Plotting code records
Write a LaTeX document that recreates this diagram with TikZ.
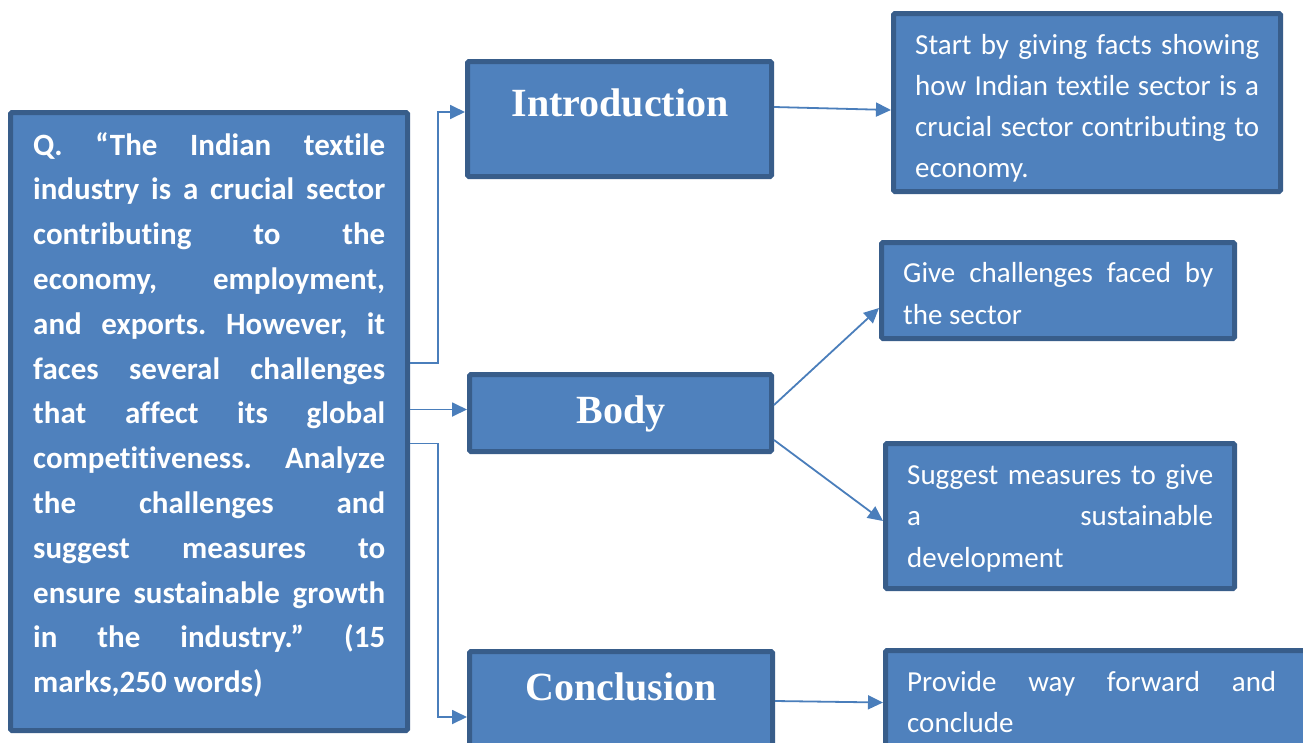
\documentclass[tikz,border=0pt]{standalone}
\usepackage{fontspec}
\setmainfont{Carlito}[RawFeature={-liga;-clig;-calt;-dlig}]
\newfontfamily\headfont{Liberation Serif}
\usetikzlibrary{arrows.meta,calc}

\definecolor{boxfill}{HTML}{4F81BD}
\definecolor{boxline}{HTML}{385D8A}
\definecolor{linkblue}{HTML}{4A7EBB}

% one justified line of a given width, and a ragged last line
\newcommand{\jl}[2]{\hbox to #1{#2}}
\newcommand{\rl}[1]{\hbox{#1}}

\tikzset{
  panel/.style={draw=boxline, fill=boxfill, line width=5pt, inner sep=0pt, rounded corners=1.5pt},
  words/.style={inner sep=0pt, text=white, anchor=base west},
  heading/.style={inner sep=0pt, text=white, anchor=base,
    font=\headfont\bfseries\fontsize{40}{40}\selectfont},
  link/.style={draw=linkblue, line width=1.8pt,
    -{Triangle[length=15pt,width=14pt]}},
}

\begin{document}
\frenchspacing
\begin{tikzpicture}[x=1pt,y=-1pt]
\clip (0,0) rectangle (1303,742);
\fill[white] (0,0) rectangle (1303,742);

% question panel
\node[panel, minimum width=397pt, minimum height=618pt] (q) at (209,421.5) {};
\node[words] (qtext) at (33,155) {\parbox[t]{352pt}{\fontsize{31}{44.8}\selectfont\bfseries
  \jl{352pt}{Q. “The Indian textile}
  \jl{352pt}{industry is a crucial sector}
  \jl{352pt}{contributing to the}
  \jl{352pt}{economy, employment,}
  \jl{352pt}{and exports. However, it}
  \jl{352pt}{faces several challenges}
  \jl{352pt}{that affect its global}
  \jl{352pt}{competitiveness. Analyze}
  \jl{352pt}{the challenges and}
  \jl{352pt}{suggest measures to}
  \jl{352pt}{ensure sustainable growth}
  \jl{352pt}{in the industry.” (15}
  \rl{marks,250 words)}}};

% answer structure panels
\node[panel, minimum width=304pt, minimum height=115pt] (intro) at (619.5,119) {};
\node[heading] (introlabel) at (620,116) {Introduction};

\node[panel, minimum width=302pt, minimum height=77pt] (body) at (620.5,413) {};
\node[heading] (bodylabel) at (621,423) {Body};

\node[panel, minimum width=303pt, minimum height=98pt] (concl) at (621,700.5) {};
\node[heading] (concllabel) at (621,700) {Conclusion};

% guidance panels
\node[panel, minimum width=387pt, minimum height=178pt] (introR) at (1087,102.5) {};
\node[words] (introRtext) at (915,54) {\parbox[t]{344pt}{\fontsize{29}{41.3}\selectfont
  \jl{344pt}{Start by giving facts showing}
  \jl{344pt}{how Indian textile sector is a}
  \jl{344pt}{crucial sector contributing to}
  \rl{economy.}}};

\node[panel, minimum width=353pt, minimum height=96pt] (chal) at (1058,290.5) {};
\node[words] (chaltext) at (903,282) {\parbox[t]{310pt}{\fontsize{29}{42}\selectfont
  \jl{310pt}{Give challenges faced by}
  \rl{the sector}}};

\node[panel, minimum width=349pt, minimum height=145pt] (meas) at (1060,516) {};
\node[words] (meastext) at (907,484) {\parbox[t]{306pt}{\fontsize{29}{41.5}\selectfont
  \jl{306pt}{Suggest measures to give}
  \jl{306pt}{a sustainable}
  \rl{development}}};

\node[panel, minimum width=427pt, minimum height=99pt] (conR) at (1099,700) {};
\node[words] (conRtext) at (907,691) {\parbox[t]{369pt}{\fontsize{29}{41}\selectfont
  \jl{369pt}{Provide way forward and}
  \rl{conclude}}};

% connectors from the question
\draw[link] ($(q.east)+(0,-58.5)$) -- ++(28,0) |- ($(intro.west)+(0,-7)$);
\draw[link] ($(q.east)+(0,-12)$) -- ($(body.west)+(0,-3.5)$);
\draw[link] ($(q.east)+(0,22)$) -- ++(28,0) |- ($(concl.west)+(0,16.5)$);

% connectors to the guidance panels
\draw[link] ($(intro.east)+(0,-12)$) -- ($(introR.west)+(0,7.5)$);
\draw[link] ($(body.east)+(0,-8)$) -- ($(chal.west)+(0,17.5)$);
\draw[link] ($(body.east)+(0,27)$) -- ($(meas.west)+(0,5)$);
\draw[link] ($(concl.east)+(0,0.5)$) -- ($(conR.west)+(0,2.5)$);
\end{tikzpicture}
\end{document}
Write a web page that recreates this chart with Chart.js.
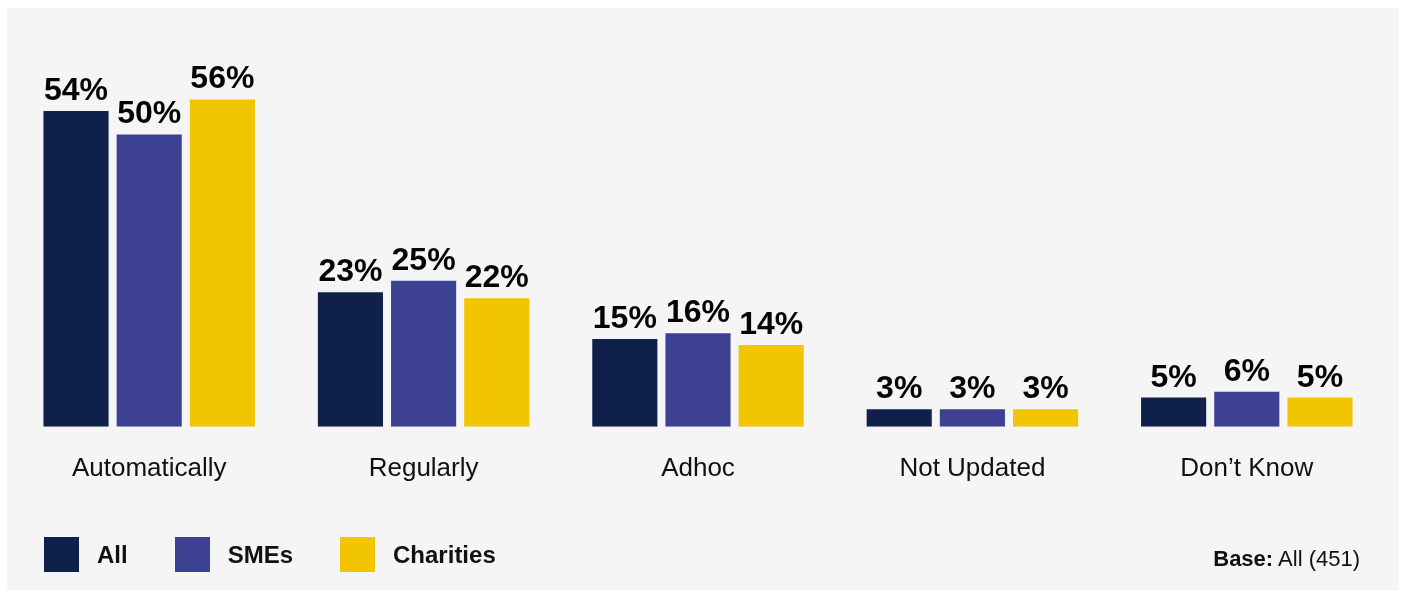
<!DOCTYPE html>
<html>
<head>
<meta charset="utf-8">
<script src="https://cdn.jsdelivr.net/npm/chart.js@4.4.1/dist/chart.umd.min.js"></script>
<style>
    html, body { margin: 0; padding: 0; background: #ffffff; }
    body { width: 1402px; height: 592px; position: relative; overflow: hidden;
           font-family: "Liberation Sans", Arial, Helvetica, sans-serif; }
    .panel { position: absolute; left: 7px; top: 8px; width: 1392px; height: 582px; background: #f5f5f5; }
    .chart-box { position: absolute; left: 0; top: 0; width: 1402px; height: 592px; }
    .legend { position: absolute; left: 44px; top: 537px; display: flex; align-items: center; }
    .legend-item { display: flex; align-items: center; margin-right: 47px; }
    .legend-swatch { width: 35px; height: 35px; margin-right: 18px; }
    .legend-text { font-size: 24px; font-weight: bold; color: #111; line-height: 35px; }
    .base-note { position: absolute; right: 42px; top: 548px; font-size: 22px; line-height: 22px; color: #111; }
    .base-note b { font-weight: bold; }
</style>
</head>
<body>
<div class="panel"></div>
<div class="chart-box"><canvas id="updateChart"></canvas></div>
<div class="legend" id="legend"></div>
<div class="base-note"><b>Base:</b> All (451)</div>

<script>
const categories = ['Automatically', 'Regularly', 'Adhoc', 'Not Updated', 'Don\u2019t Know'];
const seriesNames = ['All', 'SMEs', 'Charities'];
const allValues = [54, 23, 15, 3, 5];
const smeValues = [50, 25, 16, 3, 6];
const charityValues = [56, 22, 14, 3, 5];
const seriesColors = ['#0f214a', '#3c4291', '#f1c500'];

// percent labels above every bar
const valueLabels = {
    id: 'valueLabels',
    afterDatasetsDraw(chart) {
        const ctx = chart.ctx;
        ctx.save();
        ctx.font = 'bold 32px "Liberation Sans", Arial, Helvetica, sans-serif';
        ctx.fillStyle = '#050505';
        ctx.textAlign = 'center';
        ctx.textBaseline = 'alphabetic';
        chart.data.datasets.forEach((ds, i) => {
            chart.getDatasetMeta(i).data.forEach((bar, j) => {
                ctx.fillText(ds.data[j] + '%', bar.x, bar.y - 11);
            });
        });
        ctx.restore();
    }
};

const seriesData = [allValues, smeValues, charityValues];

const chartData = {
    labels: categories,
    datasets: seriesNames.map((name, i) => ({
        label: name,
        data: seriesData[i],
        backgroundColor: seriesColors[i],
        borderWidth: 0,
        barPercentage: 0.89,
        categoryPercentage: 0.8
    }))
};

new Chart(document.getElementById('updateChart').getContext('2d'), {
    type: 'bar',
    data: chartData,
    options: {
        responsive: true,
        maintainAspectRatio: false,
        animation: false,
        layout: { padding: { left: 12, right: 18, top: 76, bottom: 82 } },
        plugins: {
            legend: { display: false },
            tooltip: { enabled: false }
        },
        scales: {
            y: { display: false, min: 0, max: 60 },
            x: {
                grid: { display: false, drawTicks: false },
                border: { display: false },
                ticks: {
                    padding: 26,
                    color: '#111111',
                    font: { size: 26, family: '"Liberation Sans", Arial, Helvetica, sans-serif' }
                }
            }
        }
    },
    plugins: [valueLabels]
});

// legend below the plot
const legendEl = document.getElementById('legend');
seriesNames.forEach((name, i) => {
    const item = document.createElement('div');
    item.className = 'legend-item';
    const sw = document.createElement('span');
    sw.className = 'legend-swatch';
    sw.style.background = seriesColors[i];
    const txt = document.createElement('span');
    txt.className = 'legend-text';
    txt.textContent = name;
    item.appendChild(sw);
    item.appendChild(txt);
    legendEl.appendChild(item);
});
</script>
</body>
</html>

What is being asked >> Search the preceding listing for the word "with" and pull out every line that holds it.

Exercise solution >>
Write a LaTeX document that recreates this diagram with TikZ.
Write a web page that recreates this chart with Chart.js.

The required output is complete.